I protagonisti – Un percorso spettacolare, imprevedibile e che parte senza un vero favorito. C’è solo un uomo forte alla vigilia. Questo è Richard Carapaz, già vincitore della Corsa Rosa nel 2019 e campione olimpico in carica a Tokyo 2020. Non tanto per la sua classe ed esperienza, quanto per la squadra che ha alle spalle. La Ineos-Grenadiers ha trionfato nelle ultime due edizioni del Giro, nel 2020 con l’inglese Tao Geoghegan Hart e poi con Egan Bernal l’anno scorso.
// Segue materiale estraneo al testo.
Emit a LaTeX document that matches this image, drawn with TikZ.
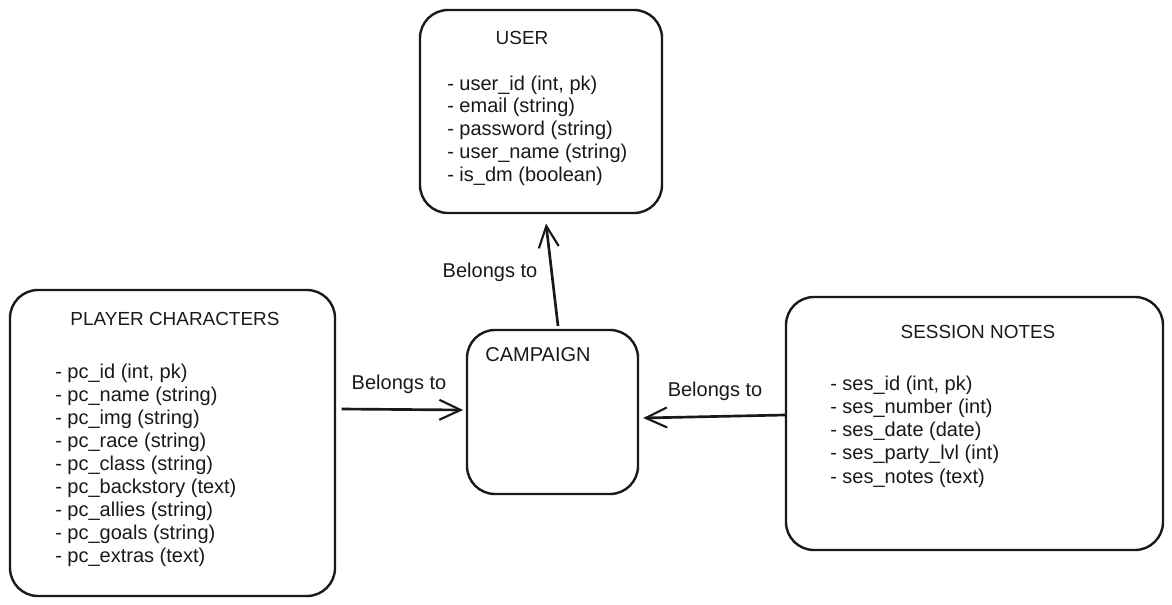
\documentclass[tikz,border=0pt]{standalone}
\usepackage{fontspec}
\setmainfont{Liberation Sans}
\usetikzlibrary{fit,arrows.meta}
\begin{document}
\begin{tikzpicture}[x=0.75pt,y=-0.75pt,
  box/.style={draw=black!90,line width=1.8pt,rounded corners=21pt,inner sep=0pt},
  body/.style={font=\fontsize{15}{17}\selectfont,inner sep=0pt,text=black!90},
  ttl/.style={font=\fontsize{14.2}{16}\selectfont,inner sep=0pt,text=black!90},
  arr/.style={draw=black!90,line width=2pt,-{Straight Barb[length=16pt,width=15pt,line width=1.6pt]}}]
\useasboundingbox (0,0) rectangle (1172,604);
% boxes
\node[box,fit={(420,10) (662,213)}] (user) {};
\node[box,fit={(10,290) (335,596)}] (pc) {};
\node[box,fit={(467,330) (638,494)}] (camp) {};
\node[box,fit={(786,297) (1163,550)}] (ses) {};
% titles
\node[ttl] (usert) at (522,38) {USER};
\node[ttl] (pct) at (175,319) {PLAYER CHARACTERS};
\node[ttl] (sest) at (978,332) {SESSION NOTES};
\node[body] (campt) at (538,355) {CAMPAIGN};
% attributes
\foreach \t [count=\i] in {{- user\_id (int, pk)},{- email (string)},{- password (string)},{- user\_name (string)},{- is\_dm (boolean)}}
  \node[body,anchor=base west] (ua\i) at (447,{84+6+(\i-1)*22.8}) {\t};
\foreach \t [count=\i] in {{- pc\_id (int, pk)},{- pc\_name (string)},{- pc\_img (string)},{- pc\_race (string)},{- pc\_class (string)},{- pc\_backstory (text)},{- pc\_allies (string)},{- pc\_goals (string)},{- pc\_extras (text)}}
  \node[body,anchor=base west] (pa\i) at (55,{372+6+(\i-1)*23.1}) {\t};
\foreach \t [count=\i] in {{- ses\_id (int, pk)},{- ses\_number (int)},{- ses\_date (date)},{- ses\_party\_lvl (int)},{- ses\_notes (text)}}
  \node[body,anchor=base west] (sa\i) at (830,{384+6+(\i-1)*23.25}) {\t};
% connectors
\draw[arr] ([xshift=4pt]pc.east |- 0,409) -- ([xshift=-2pt]camp.west |- 0,410);
\draw[arr] (ses.west |- 0,415) -- ([xshift=3pt]camp.east |- 0,418);
\draw[arr] (558,326) -- ([yshift=-7pt]user.south -| 546,0);
% labels
\node[body] (l1) at (399,384) {Belongs to};
\node[body] (l2) at (715,391) {Belongs to};
\node[body] (l3) at (490,272) {Belongs to};
\end{tikzpicture}
\end{document}
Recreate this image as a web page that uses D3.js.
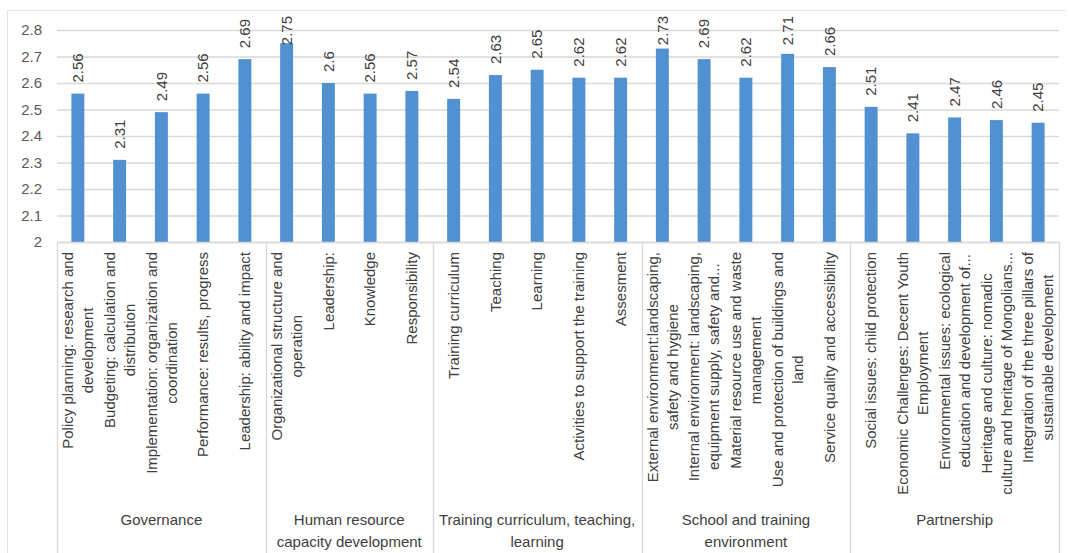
<!DOCTYPE html>
<html>
<head>
<meta charset="utf-8">
<script src="https://cdn.jsdelivr.net/npm/d3@7"></script>
<style>
  html, body { margin: 0; padding: 0; background: #ffffff; }
  svg { display: block; }
  text { font-family: "Liberation Sans", Arial, sans-serif; }
</style>
</head>
<body>
<svg id="chart" width="1070" height="553"></svg>
<script>
// Indicator labels (each inner array is one wrapped label, line by line)
const indicators = [
  ["Policy planning: research and", "development"],
  ["Budgeting: calculation and", "distribution"],
  ["Implementation: organization and", "coordination"],
  ["Performance: results, progress"],
  ["Leadership: ability and impact"],
  ["Organizational structure and", "operation"],
  ["Leadership:"],
  ["Knowledge"],
  ["Responsibility"],
  ["Training curriculum"],
  ["Teaching"],
  ["Learning"],
  ["Activities to support the training"],
  ["Assesment"],
  ["External environment:landscaping,", "safety and hygiene"],
  ["Internal environment: landscaping,", "equipment supply, safety and..."],
  ["Material resource use and waste", "management"],
  ["Use and protection of buildings and", "land"],
  ["Service quality and accessibility"],
  ["Social issues: child protection"],
  ["Economic Challenges: Decent Youth", "Employment"],
  ["Environmental issues: ecological", "education and development of..."],
  ["Heritage and culture: nomadic", "culture and heritage of Mongolians..."],
  ["Integration of the three pillars of", "sustainable development"]
];

// Mean score per indicator
const scores = [
  2.56, 2.31, 2.49, 2.56, 2.69,
  2.75, 2.6, 2.56, 2.57,
  2.54, 2.63, 2.65, 2.62, 2.62,
  2.73, 2.69, 2.62, 2.71, 2.66,
  2.51, 2.41, 2.47, 2.46, 2.45
];

// Dimension groups: wrapped name and number of indicators
const groupNames = [
  ["Governance"],
  ["Human resource", "capacity development"],
  ["Training curriculum, teaching,", "learning"],
  ["School and training", "environment"],
  ["Partnership"]
];
const groupSizes = [5, 4, 5, 5, 5];

// Value axis ticks
const yTicks = [2, 2.1, 2.2, 2.3, 2.4, 2.5, 2.6, 2.7, 2.8];

const svg = d3.select("#chart");
const W = 1070, H = 553;
const plot = { left: 57, right: 1059, top: 30, bottom: 242 };

const gridColor = "#d9d9d9";
const barColor = "#5190d1";
const textColor = "#404040";
const fontSize = "15px";

// outer chart frame
svg.append("path")
  .attr("d", `M7.5,${H} V10.5 H1065.5`)
  .attr("fill", "none")
  .attr("stroke", "#e3e3e3")
  .attr("stroke-width", 1);

const x = d3.scaleBand()
  .domain(d3.range(scores.length))
  .range([plot.left, plot.right])
  .paddingInner(0.69)
  .paddingOuter(0.345);

const y = d3.scaleLinear()
  .domain([2, 2.8])
  .range([plot.bottom, plot.top]);

// horizontal gridlines + tick labels
const yAxis = d3.axisLeft(y)
  .tickValues(yTicks)
  .tickSize(-(plot.right - plot.left))
  .tickPadding(15)
  .tickFormat(d3.format("~g"));

const gy = svg.append("g")
  .attr("transform", `translate(${plot.left},0)`)
  .call(yAxis);
gy.select(".domain").remove();
gy.selectAll(".tick line").attr("stroke", gridColor).attr("stroke-width", 1.3);
gy.selectAll(".tick text")
  .attr("fill", "#595959")
  .style("font-size", fontSize);

// bars
svg.append("g").selectAll("rect")
  .data(scores)
  .join("rect")
  .attr("x", (d, i) => x(i))
  .attr("width", x.bandwidth())
  .attr("y", d => y(d))
  .attr("height", d => y(2) - y(d))
  .attr("fill", barColor);

// value labels, rotated above each bar (kept inside the chart frame)
const labelTopLimit = 16;
const vl = svg.append("g").selectAll("text")
  .data(scores)
  .join("text")
  .attr("fill", textColor)
  .style("font-size", fontSize)
  .attr("text-anchor", "start")
  .attr("dy", "0.35em")
  .text(d => d3.format("~g")(d));
vl.each(function (d, i) {
  const len = this.getComputedTextLength();
  let base = y(d) - 11;
  if (base - len < labelTopLimit) base = labelTopLimit + len;
  const cx = x(i) + x.bandwidth() / 2;
  d3.select(this).attr("transform", `translate(${cx},${base}) rotate(-90)`);
});

// category axis frame: baseline and group separators
const step = x.step();
const axisG = svg.append("g");
axisG.append("line")
  .attr("x1", plot.left).attr("x2", plot.right)
  .attr("y1", plot.bottom + 0.5).attr("y2", plot.bottom + 0.5)
  .attr("stroke", gridColor).attr("stroke-width", 1.3);

const bounds = [0];
groupSizes.forEach(s => bounds.push(bounds[bounds.length - 1] + s));
axisG.selectAll("line.sep")
  .data(bounds)
  .join("line")
  .attr("class", "sep")
  .attr("x1", b => Math.round(plot.left + b * step) + 0.5)
  .attr("x2", b => Math.round(plot.left + b * step) + 0.5)
  .attr("y1", plot.bottom)
  .attr("y2", H)
  .attr("stroke", gridColor)
  .attr("stroke-width", 1.3);

// indicator labels: rotated, top-aligned under the axis, lines centred in block
const labelTop = 252;
const lineGap = 20;
const catG = svg.append("g");
indicators.forEach((lines, i) => {
  const cx = x(i) + x.bandwidth() / 2;
  const g = catG.append("g");
  const texts = lines.map(ln => g.append("text")
    .attr("fill", textColor)
    .style("font-size", fontSize)
    .attr("text-anchor", "middle")
    .attr("dy", "0.35em")
    .text(ln));
  const maxW = d3.max(texts, t => t.node().getComputedTextLength());
  const cy = labelTop + maxW / 2;
  texts.forEach((t, k) => {
    const lx = cx + (k - (lines.length - 1) / 2) * lineGap;
    t.attr("transform", `translate(${lx},${cy}) rotate(-90)`);
  });
});

// group labels
const grpG = svg.append("g");
groupNames.forEach((lines, gi) => {
  const cx = plot.left + (bounds[gi] + bounds[gi + 1]) / 2 * step;
  lines.forEach((ln, k) => {
    grpG.append("text")
      .attr("x", cx)
      .attr("y", 520 + k * 21.5)
      .attr("dy", "0.35em")
      .attr("text-anchor", "middle")
      .attr("fill", textColor)
      .style("font-size", fontSize)
      .text(ln);
  });
});
</script>
</body>
</html>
E proprio il colombiano sarà il grande assente dopo il grave incidente dello scorso 24 gennaio. Presenti il campione del 2017 Tom Dumoulin, Simon Yates e Joao Almeida, 23enne della Uae Emirates, la squadra di Tadej Pogacar. E proprio quest’ultimo sarà un altro assente eccellente di questa edizione, insieme a Primoz Roglic, Remco Evenepoel e Woet Van Aert. E per l’Italia? Le Grandi Classiche della primavera non hanno portato soddisfazioni. In più ci si è messo il malore occorso a Sonny Colbrelli che ha spaventato tutto il mondo del ciclismo. Tutto sarà quindi ancora sulle spalle del 37enne Vincenzo Nibali, all’undicesimo Giro d’Italia e tornato all’Astana per assistere Miguel Angel Lopez. Presenti Giulio Ciccone, Lorenzo Fortunato, Diego Ulissi, Giacomo Nizzolo, il campione olimpico su pista Simone Consonni e l’eterno Domenico Pozzovivo, 39 anni, il più vecchio italiano al via. Non ci saranno invece Elia Viviani, Damiano Caruso (secondo al Giro 2021) e, soprattutto, Filippo Ganna.